Nicotine derivatives and global tobacco: ITC commenced nicotine and nicotine-derivative manufacturing/exports in Q4 FY25 — a high-margin global growth vector beyond Indian regulatory constraints.

Premiumisation and emerging channels: Premium variants and emerging channels (modern trade, e-commerce, quick commerce) now contribute 31% of FMCG sales and are growing faster than legacy channels.

Century Pulp & Paper synergies: The acquisition adds scale, locational advantages, and operational resilience to the paperboards segment, mitigating Chinese import pressure.

Threats

Cigarette tax hikes from February 2026: Higher GST and excise on tobacco products will pressure cigarette volumes and margins — a perennial regulatory overhang.
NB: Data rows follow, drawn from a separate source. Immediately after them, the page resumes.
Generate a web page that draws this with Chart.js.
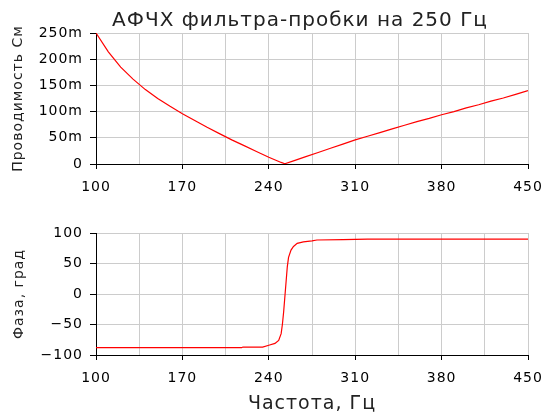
<!DOCTYPE html>
<html lang="ru">
<head>
<meta charset="utf-8">
<title>АФЧХ фильтра-пробки на 250 Гц</title>
<script src="https://cdn.jsdelivr.net/npm/chart.js@4"></script>
<style>
    html, body { margin: 0; padding: 0; background: #fff; }
    .grafico { position: absolute; left: 0; }
</style>
</head>
<body>
<canvas id="graficoModulo" class="grafico" width="543" height="200" style="top:0"></canvas>
<canvas id="graficoFase" class="grafico" width="543" height="214" style="top:200px"></canvas>
<script>
// Проводимость (мСм) по частоте
const frecModulo = [100, 110, 120, 130, 140, 150, 160, 170, 180, 190, 200, 210, 220, 230, 240, 250, 253,
    260, 270, 280, 290, 300, 310, 320, 330, 340, 350, 360, 370, 380, 390, 400, 410, 420, 430, 440, 450];
const conductancia = [250, 214, 185, 162, 142, 125, 110, 96, 83, 70, 58, 46, 35, 24, 13, 3, 0.5,
    6, 14, 22, 30, 38, 46, 53, 60, 67, 74, 81, 87, 94, 100, 107, 113, 120, 126, 133, 140];

// Фаза (град) по частоте
const frecFase = [100, 150, 200, 218, 219, 235, 240, 245, 248, 250, 251, 252, 253, 254, 255, 256, 258,
    260, 263, 268, 275, 279, 300, 320, 450];
const fase = [-88, -88, -88, -88, -87, -87, -84, -81, -76, -65, -50, -30, -5, 20, 45, 60, 72,
    78, 83, 85.5, 87, 88.5, 89, 90, 90];

const ticksFrecuencia = [100, 170, 240, 310, 380, 450];
const ticksFase = [-100, -50, 0, 50, 100];

Chart.defaults.font.family = "'DejaVu Sans', sans-serif";
Chart.defaults.color = '#000';

const colorGrilla = '#cccccc';
const transparente = 'rgba(0,0,0,0)';

const aPuntos = (xs, ys) => xs.map((x, i) => ({ x: x, y: ys[i] }));

// letras un poco separadas, como en la imagen original
const espaciado = {
    id: 'espaciado',
    beforeDraw(chart) { chart.ctx.letterSpacing = '1px'; },
    afterDraw(chart) { chart.ctx.letterSpacing = '0px'; }
};

const ejeFrecuencia = (titulo, alto) => ({
    type: 'linear',
    min: 100,
    max: 450,
    afterFit: (scale) => {
        scale.height = alto;
        scale.paddingLeft = 0;
        scale.paddingRight = 0;
    },
    border: { color: '#000', width: 1 },
    grid: {
        color: colorGrilla,
        tickLength: 5,
        tickColor: (ctx) => ticksFrecuencia.includes(ctx.tick && ctx.tick.value) ? '#000' : transparente
    },
    ticks: {
        stepSize: 35,
        autoSkip: false,
        maxRotation: 0,
        padding: 10,
        font: { size: 14 },
        callback: (v) => ticksFrecuencia.includes(v) ? v : ''
    },
    title: {
        display: !!titulo,
        text: titulo,
        color: '#222',
        font: { size: 19, lineHeight: 1.0 },
        padding: { top: 0, bottom: 0 }
    }
});

const tituloPlugin = {
    id: 'tituloFijo',
    afterDraw(chart) {
        const ctx = chart.ctx;
        ctx.save();
        ctx.font = "20px 'DejaVu Sans', sans-serif";
        ctx.fillStyle = '#222';
        ctx.textAlign = 'center';
        ctx.textBaseline = 'middle';
        ctx.fillText('АФЧХ фильтра-пробки на 250 Гц', 300, 21);
        ctx.restore();
    }
};

new Chart(document.getElementById('graficoModulo'), {
    type: 'line',
    data: {
        datasets: [{
            label: 'Проводимость',
            data: aPuntos(frecModulo, conductancia),
            borderColor: '#ff0000',
            borderWidth: 1.2,
            pointRadius: 0,
            tension: 0
        }]
    },
    options: {
        responsive: false,
        animation: false,
        devicePixelRatio: 1,
        layout: { padding: { top: 33, right: 15, left: 0, bottom: 0 } },
        plugins: { legend: { display: false }, tooltip: { enabled: false } },
        scales: {
            x: ejeFrecuencia('', 36),
            y: {
                min: 0,
                max: 250,
                afterFit: (scale) => { scale.width = 96; },
                border: { color: '#000', width: 1 },
                grid: { color: colorGrilla, tickLength: 6, tickColor: '#000' },
                ticks: {
                    stepSize: 50,
                    padding: 7,
                    font: { size: 14 },
                    callback: (v) => v === 0 ? '0' : v + 'm'
                },
                title: {
                    display: true,
                    text: 'Проводимость См',
                    color: '#222',
                    font: { size: 14, lineHeight: 1.2 },
                    padding: { top: 10, bottom: 0 }
                }
            }
        }
    },
    plugins: [tituloPlugin, espaciado]
});

new Chart(document.getElementById('graficoFase'), {
    type: 'line',
    data: {
        datasets: [{
            label: 'Фаза',
            data: aPuntos(frecFase, fase),
            borderColor: '#ff0000',
            borderWidth: 1.2,
            pointRadius: 0,
            tension: 0
        }]
    },
    options: {
        responsive: false,
        animation: false,
        devicePixelRatio: 1,
        layout: { padding: { top: 33, right: 15, left: 0, bottom: 0 } },
        plugins: { legend: { display: false }, tooltip: { enabled: false } },
        scales: {
            x: ejeFrecuencia('Частота, Гц', 59),
            y: {
                min: -100,
                max: 100,
                afterFit: (scale) => { scale.width = 96; },
                border: { color: '#000', width: 1 },
                grid: {
                    color: colorGrilla,
                    tickLength: 6,
                    tickColor: (ctx) => ticksFase.includes(ctx.tick && ctx.tick.value) ? '#000' : transparente
                },
                ticks: {
                    stepSize: 25,
                    padding: 7,
                    font: { size: 14 },
                    callback: (v) => ticksFase.includes(v) ? String(v).replace('-', '\u2212') : ''
                },
                title: {
                    display: true,
                    text: 'Фаза, град',
                    color: '#222',
                    font: { size: 14, lineHeight: 1.2 },
                    padding: { top: 11, bottom: 0 }
                }
            }
        }
    },
    plugins: [espaciado]
});
</script>
</body>
</html>
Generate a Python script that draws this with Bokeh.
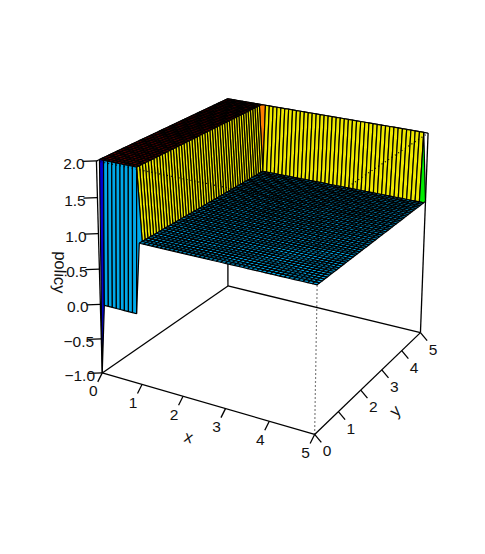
import numpy as np
from bokeh.plotting import figure
from bokeh.models import Range1d
from bokeh.core.properties import value
from bokeh.embed import file_html
from bokeh.resources import INLINE

# grid of the policy surface
x_grid = [i / 10 for i in range(51)]
y_grid = [i / 10 for i in range(51)]
# policy along x, for the y-rows of the grid
policy_first_row = [-1] + [0] * 9 + [1] * 41     # y = 0
policy_middle_row = [2] * 10 + [1] * 41          # 0 < y < 5
policy_last_row = [2] * 50 + [1]                 # y = 5
x_ticks = [0, 1, 2, 3, 4, 5]
y_ticks = [0, 1, 2, 3, 4, 5]
z_ticks = [-1.0, -0.5, 0.0, 0.5, 1.0, 1.5, 2.0]
z_tick_labels = ["\u22121.0", "\u22120.5", "0.0", "0.5", "1.0", "1.5", "2.0"]
facet_levels = [0.75, 1.0, 1.25, 1.5, 1.75, 2.0]
facet_colors = ["#0000CC", "#00A8E8", "#00EE00", "#EEE800", "#FF7F00", "#800000"]

# viewing transformation (persp-style 3D to screen), screen = reference pixels
VIEW = np.array([
    [38.06629989987144, 32.2555548335531, -3.333837251392827, 99.86601113336546],
    [5.552298614240166, -9.157548943682567, -73.94162692354853, 303.77564785356043],
    [-0.01595895414865198, 0.02971077403162397, -0.014241084596511378, 1.0],
])


def proj(x, y, z):
    q = VIEW @ np.array([x, y, z, 1.0])
    return q[0] / q[2], q[1] / q[2]


policy = [policy_first_row] + [policy_middle_row] * 49 + [policy_last_row]

p = figure(width=469, height=538, output_backend="svg", toolbar_location=None,
           x_range=Range1d(0, 469), y_range=Range1d(538, 0),
           min_border=0, outline_line_color=None)
p.axis.visible = False
p.grid.visible = False
p.background_fill_color = "white"
p.border_fill_color = "white"


def edges(pairs, **kw):
    xs, ys = [], []
    for a, b in pairs:
        A, B = proj(*a), proj(*b)
        xs.append([A[0], B[0]])
        ys.append([A[1], B[1]])
    p.multi_line(xs, ys, line_color="black", **kw)


x0, x1 = x_grid[0], x_grid[-1]
y0, y1 = y_grid[0], y_grid[-1]
zlo, zhi = z_ticks[0], z_ticks[-1]

# box behind the surface
edges([((x0, y0, zlo), (x0, y1, zlo)), ((x0, y1, zlo), (x1, y1, zlo)),
       ((x0, y1, zlo), (x0, y1, zhi)), ((x0, y1, zhi), (x1, y1, zhi)),
       ((x0, y0, zhi), (x0, y1, zhi)),
       ((x0, y0, zlo), (x0, y0, zhi)), ((x1, y1, zlo), (x1, y1, zhi))],
      line_width=1.3)

# surface facets, painted back to front
fx, fy, fc = [], [], []
for i in range(len(x_grid) - 1):
    for j in range(len(y_grid) - 2, -1, -1):
        corners = [(i, j), (i + 1, j), (i + 1, j + 1), (i, j + 1)]
        zs = [policy[b][a] for a, b in corners]
        pts = [proj(x_grid[a], y_grid[b], policy[b][a]) for a, b in corners]
        fx.append([q[0] for q in pts])
        fy.append([q[1] for q in pts])
        m = sum(zs) / 4
        k = int(np.argmin([abs(m - l) for l in facet_levels]))
        fc.append(facet_colors[k])
p.patches(fx, fy, fill_color=fc, line_color="black", line_width=1.2)

# dotted box edges in front of the surface
edges([((x0, y0, zhi), (x1, y0, zhi)), ((x1, y0, zhi), (x1, y1, zhi)),
       ((x1, y0, zlo), (x1, y0, zhi))], line_width=1.2, line_dash="1 3")

# axes along the front of the box
edges([((x0, y0, zlo), (x1, y0, zlo)), ((x1, y0, zlo), (x1, y1, zlo))], line_width=1.3)

FONT = value("Liberation Sans")
tx, ty, tex, tey = [], [], [], []
lx, ly, lt = [], [], []
for t in x_ticks:
    u, v = proj(t, y0, zlo)
    tx.append(u); ty.append(v); tex.append(u - 4.5); tey.append(v + 9)
    lx.append(u - 9); ly.append(v + 18.5); lt.append(str(t))
for t in y_ticks:
    u, v = proj(x1, t, zlo)
    tx.append(u); ty.append(v); tex.append(u + 6.7); tey.append(v + 8)
    lx.append(u + 12.5); ly.append(v + 17); lt.append(str(t))
for t, s in zip(z_ticks, z_tick_labels):
    u, v = proj(x0, y0, t)
    tx.append(u); ty.append(v); tex.append(u - 14); tey.append(v + 0.5)
    lx.append(u - 22.5); ly.append(v + 3); lt.append(s)
p.segment(tx, ty, tex, tey, line_color="black", line_width=1.3)
p.text(lx, ly, text=lt, text_font=FONT, text_font_size="15.5px", text_color="#111111",
       text_align="center", text_baseline="middle")


def title(pos, s, deg):
    p.text([pos[0]], [pos[1]], text=[s], angle=np.deg2rad(deg), text_font=FONT,
           text_font_size="16.5px", text_color="#111111", text_align="center",
           text_baseline="middle")


title((188.3, 436), "x", -16)
title((394.3, 410), "y", 44)
title((60, 272), "policy", -92)

open("out.html", "w").write(file_html(p, INLINE))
Illicit cigarette trade: Despite enforcement gains, illicit trade still accounts for a meaningful share of the cigarette market, especially in border states.

FMCG competition intensifying: HUL, Nestlé, Britannia, Patanjali, Adani Wilmar, Dabur, and dozens of D2C startups are all attacking ITC’s FMCG turf with deeper marketing budgets or sharper digital playbooks.

Cheap Asian paper imports: Sustained Chinese and Indonesian dumping in paperboards continues to pressure global pricing and Indian capacity utilisation.

Plain packaging and tobacco-control regulation: Pictorial warnings, advertising bans, and possible plain-packaging proposals can erode brand equity in cigarettes over time.

Climate change and agri-supply risk: Erratic monsoons and extreme weather threaten leaf tobacco, wheat, and rice supply — segments central to multiple ITC businesses.

Verdict

ITC enters 2026 as a profitable, cash-rich, ESG-leading conglomerate quietly transitioning from a cigarette giant into a diversified FMCG champion. The cigarette business still pays the bills; the FMCG bets, agri-business momentum, and Hotels demerger are building the next chapter. If the post-Feb 2026 tax shock is absorbed and FMCG margins finally expand meaningfully, ITC’s –27% stock slide could reverse decisively.